During World War II, the world’s first deployed atomic bomb was dropped from an American B-29 bomber flying high above the Japanese city of Hiroshima, on 6th August, 1945.
The most recognisable symbol of the atomic bombing in Hiroshima is the skeletal remains of the Atomic Bomb Dome.
Designed by Czech architect Jan Letzel, in 1915, the Hiroshima Prefectural Commercial Exhibition Hall was one of the city’s best-known sights.
The Hiroshima Peace Memorial was declared an UNESCO World Heritage site in 1996.
Barack Obama became the first sitting U.S. president to visit Hiroshima, where he called for a ‘world without nuclear weapons’ during his remarks at the city’s Peace Memorial Park; on Friday 27th May, 2016.
A detail of the Taj Mahal that not everyone sees.
When pointing a camera at tourist attractions that millions of people have captured, especially with all the mobile phones and selfie sticks being waved around today, it pays to look for something a little more original.
If anyone can get there, anyone can take a picture, but not everyone can see something a little more artistic.
Moving away from the crowds allows us to compose a detail of the place that has an unique angle to it.
Strong colour, lines, shadow and even a slight reflection all help to give an architectural detail a whole new life of its own.
Is that really the Taj Mahal? Well, it’s one of the four 40m high minarets that surround the mausoleum
Bellinzona is home to three of the best-preserved medieval castles in Switzerland (Castelgrande, Montebello, and Sasso Corbaro); UNESCO World Heritage Sites since the year 2000.
The Ramparts of Bellinzona connect Castelgrande to Castello di Montebello.
I was lucky with the early March weather when I climbed up on to the ramparts, just as the golden glow of the setting sun painted a beautiful picture for the handful of photographers gathered to capture the image; while a young couple gazed lovingly the other way.
The Three Castles, Defensive Wall and Ramparts make a visit to the Italian canton of Ticino’s capital one of the highlights on The Grand Tour of Switzerland; a city that many tourists on their way to the towns of Locarno and Ascona, on the shores of Lago Maggiore, tend to overlook.
While it’s the Cathedral (Duomo), Torre Civica and Piazza Grande that interest UNESCO a visit to Modena wouldn’t be complete without purchasing some Aceto Balsamico Tradizionale and other regional products.
Modena is located on the south side of the Po Valley, in the Province of Modena and the Emilia-Romagna region of Italy.
Commissioned by Peter the Great, the Cathedral of Saints Peter and Paul is located inside the Peter and Paul Fortress in Saint Petersburg, Russia.
Built on Zayachy Island, between 1712 and 1733, the cathedral’s bell tower is the world’s tallest Orthodox bell tower. It also acts as a lightning rod protecting the cathedral.

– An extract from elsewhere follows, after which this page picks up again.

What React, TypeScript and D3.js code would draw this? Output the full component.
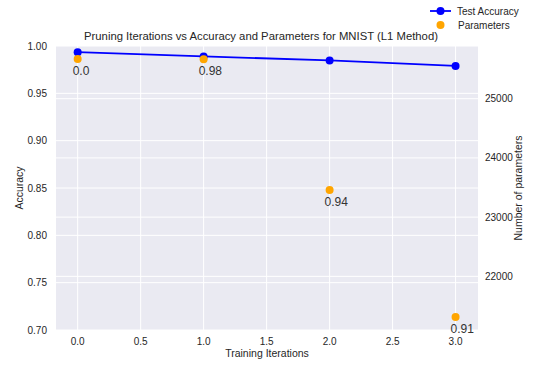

The cathedral houses the remains of most of the Russian emperors and empresses from Peter the Great to Nicholas II; including Catherine the Great, Empress of Russia for 34 years.
The Historic Centre of Saint Petersburg and Related Groups of Monuments was declared a World Heritage Site by UNESCO in 1991.

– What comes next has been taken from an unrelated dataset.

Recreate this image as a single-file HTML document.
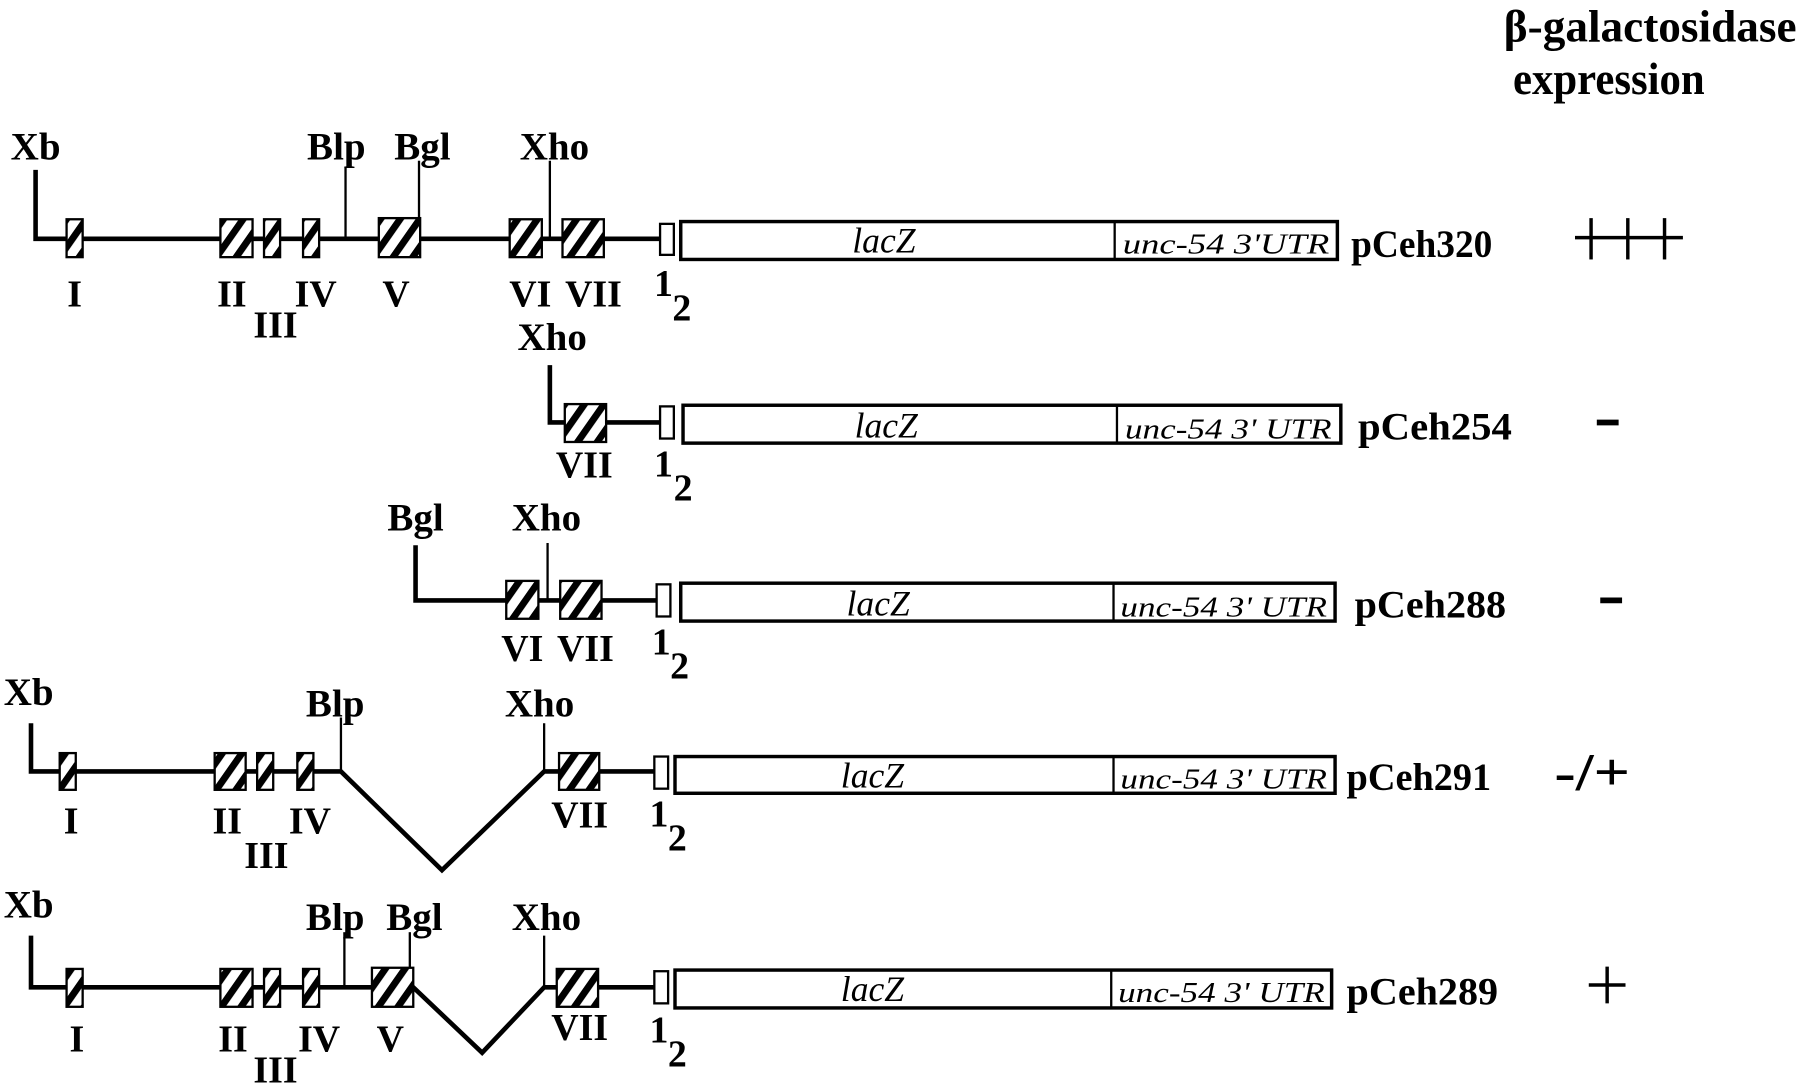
<!DOCTYPE html>
<html><head><meta charset="utf-8"><style>
html,body{margin:0;padding:0;background:#fff;}
svg{display:block;}
text{font-family:"Liberation Serif",serif;font-weight:bold;fill:#000;}
.it{font-style:italic;font-weight:normal;}
.rom{font-size:33px;text-anchor:middle;}
.site{font-size:34px;text-anchor:middle;}
.nm{font-size:34px;font-weight:bold;}
</style></head><body>
<svg width="1800" height="1089" viewBox="0 0 1568 948.6" preserveAspectRatio="none" xmlns="http://www.w3.org/2000/svg">
<defs>
<pattern id="h" width="14" height="14" patternUnits="userSpaceOnUse" patternTransform="rotate(35)">
<rect width="14" height="14" fill="#fff"/><rect width="6" height="14" fill="#000"/>
</pattern>
</defs>
<g stroke="#000" fill="none" stroke-width="4">
<polyline points="31,148 31,208 575,208"/>
<line x1="301" y1="145" x2="301" y2="208" stroke-width="2"/>
<line x1="365" y1="140" x2="365" y2="192" stroke-width="2"/>
<line x1="479" y1="140" x2="479" y2="208" stroke-width="2"/>
<polyline points="479,318 479,368 575,368" />
<polyline points="362,475 362,523 575,523"/>
<line x1="477" y1="473" x2="477" y2="523" stroke-width="2"/>
<polyline points="27,630 27,672 297,672 385,758 474,672 575,672"/>
<line x1="297" y1="625" x2="297" y2="672" stroke-width="2"/>
<line x1="474" y1="630" x2="474" y2="672" stroke-width="2"/>
<polyline points="27,815 27,860 360,860 420,917 474,860 575,860"/>
<line x1="300" y1="812" x2="300" y2="860" stroke-width="2"/>
<line x1="357" y1="812" x2="357" y2="845" stroke-width="2"/>
<line x1="474" y1="815" x2="474" y2="860" stroke-width="2"/>
<!-- expression marks -->
<line x1="1372" y1="207" x2="1466" y2="207" stroke-width="3"/>
<line x1="1386" y1="190" x2="1386" y2="226" stroke-width="3"/>
<line x1="1418" y1="190" x2="1418" y2="226" stroke-width="3"/>
<line x1="1450" y1="190" x2="1450" y2="226" stroke-width="3"/>
<line x1="1391" y1="368" x2="1410" y2="368" stroke-width="5"/>
<line x1="1394" y1="523" x2="1413" y2="523" stroke-width="5"/>
<line x1="1384" y1="858" x2="1416" y2="858" stroke-width="3"/>
<line x1="1400" y1="842" x2="1400" y2="874" stroke-width="3"/>
</g>
<g stroke="#000" stroke-width="2" fill="url(#h)">
<rect x="58" y="191" width="14" height="33"/><rect x="192" y="191" width="28" height="33"/><rect x="230" y="191" width="14" height="33"/><rect x="264" y="191" width="14" height="33"/><rect x="330" y="190" width="36" height="34"/><rect x="444" y="191" width="28" height="33"/><rect x="490" y="191" width="36" height="33"/>
<rect x="492" y="352" width="36" height="33"/>
<rect x="441" y="506" width="28" height="33"/><rect x="488" y="506" width="36" height="33"/>
<rect x="52" y="656" width="14" height="32"/><rect x="187" y="656" width="27" height="32"/><rect x="224" y="656" width="14" height="32"/><rect x="259" y="656" width="14" height="32"/><rect x="487" y="656" width="35" height="32"/>
<rect x="58" y="844" width="14" height="33"/><rect x="192" y="844" width="28" height="33"/><rect x="230" y="844" width="14" height="33"/><rect x="264" y="844" width="14" height="33"/><rect x="324" y="843" width="36" height="34"/><rect x="485" y="844" width="36" height="33"/>
</g>
<g stroke="#000" fill="#fff">
<rect x="575" y="195" width="12" height="27" stroke-width="2"/>
<rect x="593" y="193" width="572" height="33" stroke-width="3"/><line x1="971" y1="193" x2="971" y2="226" stroke-width="2"/>
<rect x="575" y="354" width="12" height="28" stroke-width="2"/>
<rect x="595" y="353" width="573" height="33" stroke-width="3"/><line x1="973" y1="353" x2="973" y2="386" stroke-width="2"/>
<rect x="572" y="509" width="12" height="28" stroke-width="2"/>
<rect x="593" y="508" width="570" height="33" stroke-width="3"/><line x1="970" y1="508" x2="970" y2="541" stroke-width="2"/>
<rect x="570" y="659" width="12" height="28" stroke-width="2"/>
<rect x="588" y="659" width="575" height="32" stroke-width="3"/><line x1="970" y1="659" x2="970" y2="691" stroke-width="2"/>
<rect x="570" y="846" width="12" height="28" stroke-width="2"/>
<rect x="588" y="845" width="572" height="33" stroke-width="3"/><line x1="968" y1="845" x2="968" y2="878" stroke-width="2"/>
</g>
<text x="1310" y="36" font-size="40" textLength="255" lengthAdjust="spacingAndGlyphs">β-galactosidase</text>
<text x="1318" y="82" font-size="40" textLength="167" lengthAdjust="spacingAndGlyphs">expression</text>
<!-- row1 -->
<text class="site" x="31" y="139">Xb</text><text class="site" x="293" y="139">Blp</text><text class="site" x="368" y="139">Bgl</text><text class="site" x="483" y="139">Xho</text>
<text class="rom" x="65" y="267">I</text><text class="rom" x="202" y="267">II</text><text class="rom" x="240" y="294">III</text><text class="rom" x="275" y="267">IV</text><text class="rom" x="345" y="267">V</text><text class="rom" x="462" y="267">VI</text><text class="rom" x="517" y="267">VII</text>
<text class="rom" x="578" y="258">1</text><text class="rom" x="594" y="279">2</text>
<text class="it" x="770" y="220" font-size="31" text-anchor="middle">lacZ</text>
<text class="it" x="1068" y="221" font-size="25" text-anchor="middle" textLength="180" lengthAdjust="spacingAndGlyphs">unc-54 3'UTR</text>
<text class="nm" x="1177" y="224" textLength="123" lengthAdjust="spacingAndGlyphs">pCeh320</text>
<!-- row2 -->
<text class="site" x="481" y="305">Xho</text>
<text class="rom" x="509" y="416">VII</text><text class="rom" x="578" y="415">1</text><text class="rom" x="595" y="436">2</text>
<text class="it" x="772" y="381" font-size="31" text-anchor="middle">lacZ</text>
<text class="it" x="1070" y="382" font-size="25" text-anchor="middle" textLength="180" lengthAdjust="spacingAndGlyphs">unc-54  3' UTR</text>
<text class="nm" x="1183" y="383" textLength="134" lengthAdjust="spacingAndGlyphs">pCeh254</text>
<!-- row3 -->
<text class="site" x="362" y="462">Bgl</text><text class="site" x="476" y="462">Xho</text>
<text class="rom" x="455" y="576">VI</text><text class="rom" x="510" y="576">VII</text><text class="rom" x="576" y="570">1</text><text class="rom" x="592" y="591">2</text>
<text class="it" x="765" y="536" font-size="31" text-anchor="middle">lacZ</text>
<text class="it" x="1066" y="537" font-size="25" text-anchor="middle" textLength="180" lengthAdjust="spacingAndGlyphs">unc-54  3' UTR</text>
<text class="nm" x="1180" y="538" textLength="132" lengthAdjust="spacingAndGlyphs">pCeh288</text>
<!-- row4 -->
<text class="site" x="25" y="614">Xb</text><text class="site" x="292" y="624">Blp</text><text class="site" x="470" y="624">Xho</text>
<text class="rom" x="62" y="726">I</text><text class="rom" x="198" y="726">II</text><text class="rom" x="232" y="756">III</text><text class="rom" x="270" y="726">IV</text><text class="rom" x="505" y="721">VII</text><text class="rom" x="574" y="720">1</text><text class="rom" x="590" y="741">2</text>
<text class="it" x="760" y="686" font-size="31" text-anchor="middle">lacZ</text>
<text class="it" x="1066" y="687" font-size="25" text-anchor="middle" textLength="180" lengthAdjust="spacingAndGlyphs">unc-54  3' UTR</text>
<text class="nm" x="1173" y="688" textLength="126" lengthAdjust="spacingAndGlyphs">pCeh291</text>
<text x="1387" y="688" font-size="46" font-weight="normal" text-anchor="middle" textLength="66" lengthAdjust="spacingAndGlyphs">-/+</text>
<!-- row5 -->
<text class="site" x="25" y="799">Xb</text><text class="site" x="292" y="810">Blp</text><text class="site" x="361" y="810">Bgl</text><text class="site" x="476" y="810">Xho</text>
<text class="rom" x="67" y="916">I</text><text class="rom" x="203" y="916">II</text><text class="rom" x="240" y="943">III</text><text class="rom" x="278" y="916">IV</text><text class="rom" x="340" y="916">V</text><text class="rom" x="505" y="906">VII</text><text class="rom" x="574" y="908">1</text><text class="rom" x="590" y="929">2</text>
<text class="it" x="760" y="872" font-size="31" text-anchor="middle">lacZ</text>
<text class="it" x="1064" y="873" font-size="25" text-anchor="middle" textLength="180" lengthAdjust="spacingAndGlyphs">unc-54  3' UTR</text>
<text class="nm" x="1173" y="875" textLength="132" lengthAdjust="spacingAndGlyphs">pCeh289</text>
</svg>
</body></html>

Young novice monk in maroon robe meditates beside candles in the afternoon sun at Mahabodhi Temple, India.
Bodh Gaya’s Mahabodhi Temple gained its UNESCO World Heritage Listing in 2002.
A religious site and place of pilgrimage, Bodh Gaya (in Bihar State) is where Gautama Buddha is said to have obtained enlightenment; after meditating under the Bodhi tree, for 49 days.
For Buddhists, Bodh Gaya is the most important of the main four pilgrimage sites related to the life of Gautama Buddha; something akin to Mecca for Muslims.
Bodh Gaya is about 12km from Gaya City, where overnight trains connect with Kolkata (Calcutta).
The best time to visit is November to March; with December and January considered the high season.
Victoria Falls in full flow; as seen from the Zimbabwean side of the Zambezi River, in southern Africa.
With a width of 1,708 metres and height of 108 metres Victoria Falls is the world’s largest sheet of falling water and forms the natural border between Zambia and Zimbabwe.
The spray from the falls can be seen for miles around and the constant roar of water crashing down a series of basalt gorges is truly thunderous; so much so that the Kololo tribe living in the area referred to this natural wonder as ‘Mosi-oa-Tunya’, or ‘Smoke that Thunders’.
When David Livingstone explored this part of Africa on 16th November, 1855, he chose to name the majestic falls in honour of the British Queen, Victoria.
Both names are inscribed on the UNESCO World Heritage List although there have been some concerns in UN corridors about the rapid rise of tourist development in a national park area near the Zambian town of Livingstone.
Most Western tourists used to visit from the Zimbabwean side, while staying as guests at the Victoria Falls and Elephant Hills hotels.
The falls can be reached from Livingstone in Zambia, or Victoria Falls in Zimbabwe.